I'm onside with you on this. I still remember the time I used 10 tubes of caulking to seal the roaches out of my 350 sq foot tenement apartment in Ottawa. And yes, there was a certain thrill entombing a few within a caulky coffin - no doubt still there.
As for roaches in Maroc, you were lucky, upon going to my Fes house in the medina for the first time I found rather large fuckers hiding in the house that had been empty for 6 months. Not surprising, but nonetgheless uunwanted. And these weren't those smallish German roaches these were big ass ones, 1 by 1.5 to 2 inches. Further these could survive a direct hit of roach spray for several days and still move about. Luckily I am coming to terms with the idea and willingly go into battle with them.
I hope you fare better.
Cath: Does your cat prefer interior design?
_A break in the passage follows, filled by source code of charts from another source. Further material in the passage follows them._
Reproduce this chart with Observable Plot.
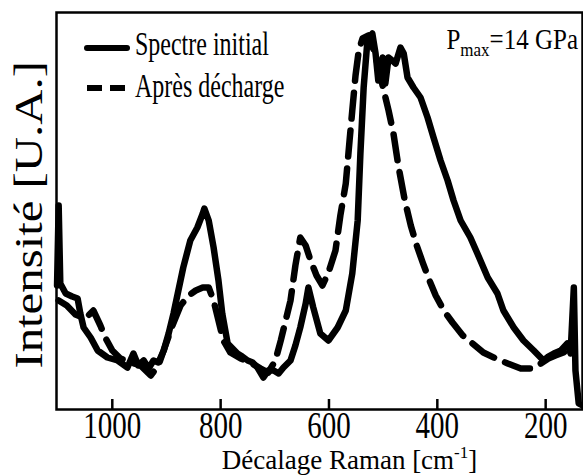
<!DOCTYPE html>
<html><head><meta charset="utf-8">
<script src="https://cdn.jsdelivr.net/npm/d3@7"></script>
<script src="https://cdn.jsdelivr.net/npm/@observablehq/plot@0.6"></script>
<style>body{margin:0;background:#fff}</style>
</head><body><div id="chart"></div>
<script>
const FONT = "'Liberation Serif', Tinos, 'Times New Roman', 'Nimbus Roman', 'DejaVu Serif', serif";

// Spectre initial (solid)
const solidShift = [
  1102,1099,1096,1086,1074,1064,1059,1053,1040,1027,
  1009,990,972,961,952,942,933,924,915,905,
  896,887,878,869,856,843,833,830,822,813,
  804,797,787,778,769,760,750,741,732,721,
  712,702,693,684,671,662,653,643,638,629,
  616,601,584,569,557,547,542,536,529,520,
  514,509,501,496,490,483,477,468,462,455,
  444,431,418,407,394,381,370,357,339,326,
  307,289,278,259,241,222,204,195,185,172,
  160,154,148,145,139,132];
const solidIntensity = [
  124,204,126,116,113,111,96,82,72,59,
  52,49,42,56,44,49,41,49,47,59,
  76,96,119,142,169,182,196,201,189,162,
  129,96,66,61,56,53,49,47,42,32,
  39,39,36,42,49,64,82,106,122,102,
  76,69,82,99,136,189,256,322,369,376,
  356,329,352,326,352,349,346,362,356,332,
  322,312,292,272,249,229,209,189,172,156,
  132,116,99,82,69,59,49,53,56,59,
  66,56,122,39,6,4];

// Après décharge (dashed)
const dashShift = [
  1099,1084,1068,1050,1035,1022,1013,1000,985,966,
  948,929,915,902,889,874,859,846,833,822,
  813,804,795,782,763,745,726,712,699,689,
  680,671,662,653,643,634,623,612,601,588,
  579,569,562,557,551,545,538,527,514,501,
  490,481,472,460,449,438,427,416,403,388,
  372,353,335,315,292,270,246,228,209,195,
  182,158];
const dashIntensity = [
  109,104,95,91,99,84,72,59,51,47,
  44,34,44,64,84,104,114,119,122,122,
  109,89,69,57,51,47,41,37,49,69,
  89,109,144,172,164,149,134,124,137,159,
  194,226,269,299,334,359,371,374,354,324,
  299,276,244,209,184,164,147,131,114,99,
  87,74,66,57,51,46,41,41,46,51,
  54,59];

const xTicks = [1000, 800, 600, 400, 200];
const seriesNames = ["Spectre initial", "Après décharge"];
const seriesDash = [null, "15,8"];
const yTitle = "Intensité [U.A.]";
const xTitleParts = ["Décalage Raman [cm", "-1", "]"];
const pParts = ["P", "max", "=14 GPa"];

const solid = solidShift.map((v, k) => ({v, i: solidIntensity[k]}));
const dashed = dashShift.map((v, k) => ({v, i: dashIntensity[k]}));

function legendMark() {
  const g = d3.create("svg:g").attr("font-family", FONT).attr("fill", "black").attr("text-anchor", "start");
  const rows = [48, 88], base = [55, 97];
  seriesNames.forEach((name, k) => {
    g.append("line").attr("x1", 87).attr("x2", 127).attr("y1", rows[k]).attr("y2", rows[k])
      .attr("stroke", "black").attr("stroke-width", 6)
      .attr("stroke-linecap", k === 0 ? "round" : "butt")
      .attr("stroke-dasharray", seriesDash[k]);
    g.append("text").attr("transform", `translate(135,${base[k]}) scale(1,1.37)`)
      .attr("font-size", 24).text(name);
  });
  return g.node();
}
function pMark() {
  const g = d3.create("svg:g").attr("font-family", FONT).attr("fill", "black");
  const t = g.append("text").attr("transform", "translate(578,49) scale(1,1.15)")
    .attr("text-anchor", "end").attr("font-size", 25);
  t.append("tspan").text(pParts[0]);
  t.append("tspan").attr("font-size", 17).attr("dy", 6).text(pParts[1]);
  t.append("tspan").attr("dy", -6).text(pParts[2]);
  return g.node();
}

const plot = Plot.plot({
  width: 583, height: 475,
  marginLeft: 56, marginRight: 1, marginTop: 12, marginBottom: 66,
  style: {fontFamily: FONT, background: "white", color: "black", overflow: "visible"},
  x: {domain: [1103, 132]},
  y: {domain: [0, 397], axis: null},
  marks: [
    Plot.line(dashed, {x: "v", y: "i", stroke: "black", strokeWidth: 6.5, strokeDasharray: "26,12", strokeLinejoin: "round"}),
    Plot.line(solid, {x: "v", y: "i", stroke: "black", strokeWidth: 6.5, strokeLinejoin: "round"}),
    Plot.frame({stroke: "black", strokeWidth: 2.5}),
    Plot.axisX(xTicks, {tickSize: -10, tickPadding: 11, fontSize: 29, label: null, strokeWidth: 2.5, tickFormat: (d) => String(d)}),
    Plot.text([xTitleParts.join("")], {frameAnchor: "bottom", dx: 30, dy: 59, fontSize: 27, lineAnchor: "bottom"}),
    Plot.text([yTitle], {frameAnchor: "left", rotate: -90, dx: -27, dy: 5, fontSize: 40, textAnchor: "middle"}),
    legendMark, pMark
  ]
});

const svg = d3.select(plot);
svg.attr("font-family", FONT);
function stretch(sel, py, s) {
  sel.each(function() {
    const T = this.getAttribute("transform") || "";
    this.setAttribute("transform", `translate(0,${py}) scale(1,${s}) translate(0,${-py}) ${T}`);
  });
}
const tickStrings = xTicks.map(String);
stretch(svg.selectAll("text").filter(function() { return tickStrings.includes(this.textContent); }), 409, 1.33);
stretch(svg.selectAll("text").filter(function() { return this.textContent === yTitle; }), 216, 1.22);
const xt = svg.selectAll("text").filter(function() { return this.textContent === xTitleParts.join(""); });
xt.text(null);
xt.append("tspan").text(xTitleParts[0]);
xt.append("tspan").attr("font-size", 17).attr("dy", -11).text(xTitleParts[1]);
xt.append("tspan").attr("dy", 11).text(xTitleParts[2]);

document.getElementById("chart").appendChild(plot);
</script>
</body></html>
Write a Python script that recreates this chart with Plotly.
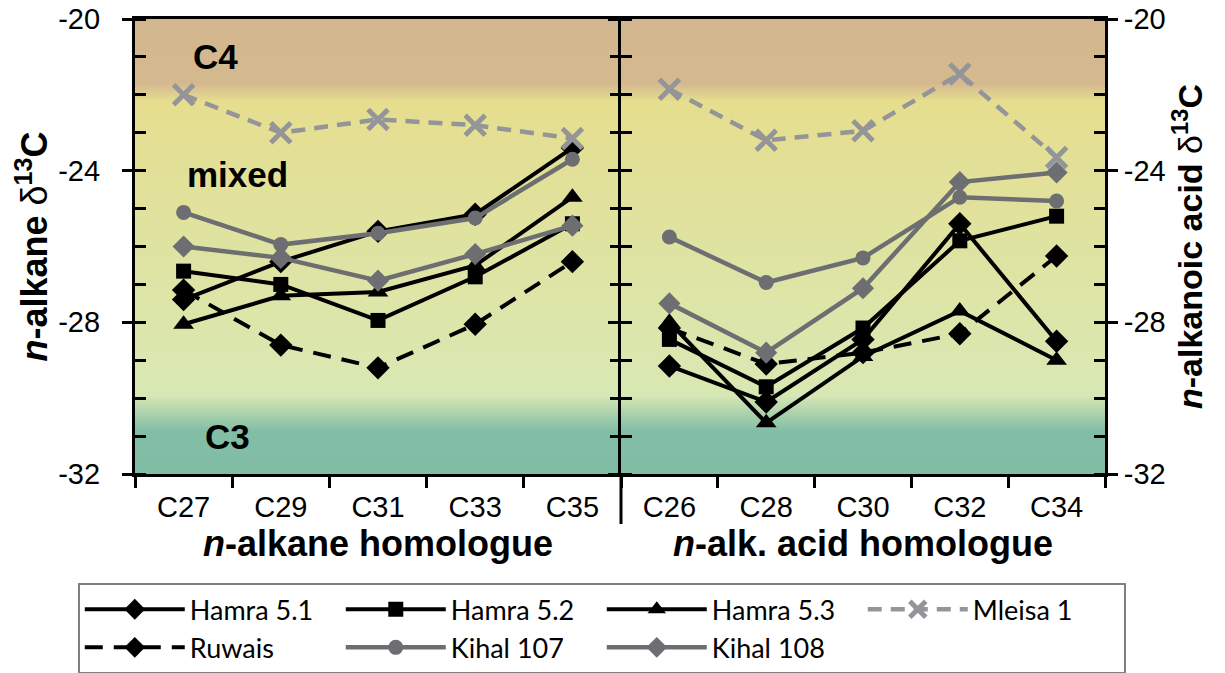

Not that there's anything wrong with that.
M. Mike: I was lucky in Morocco. I suspect that the building was regularly napalmed in our sleep which would account for my chronic headaches and third nipple.
The kids spray him with perfume and he doesn't seem to mind. 'Nuf said.
A friend worked on an orange grove in Australia. There were these huge-normous spiders there - Huntsmen or Wolf spiders, can't remember. She was young but ... she used to get the insect spray cannister and light the spray, burning the spiders to death.
Not good for her karmic life, and possibly foolish and dangerous in general but she always told that story with a certain degree of satisfaction.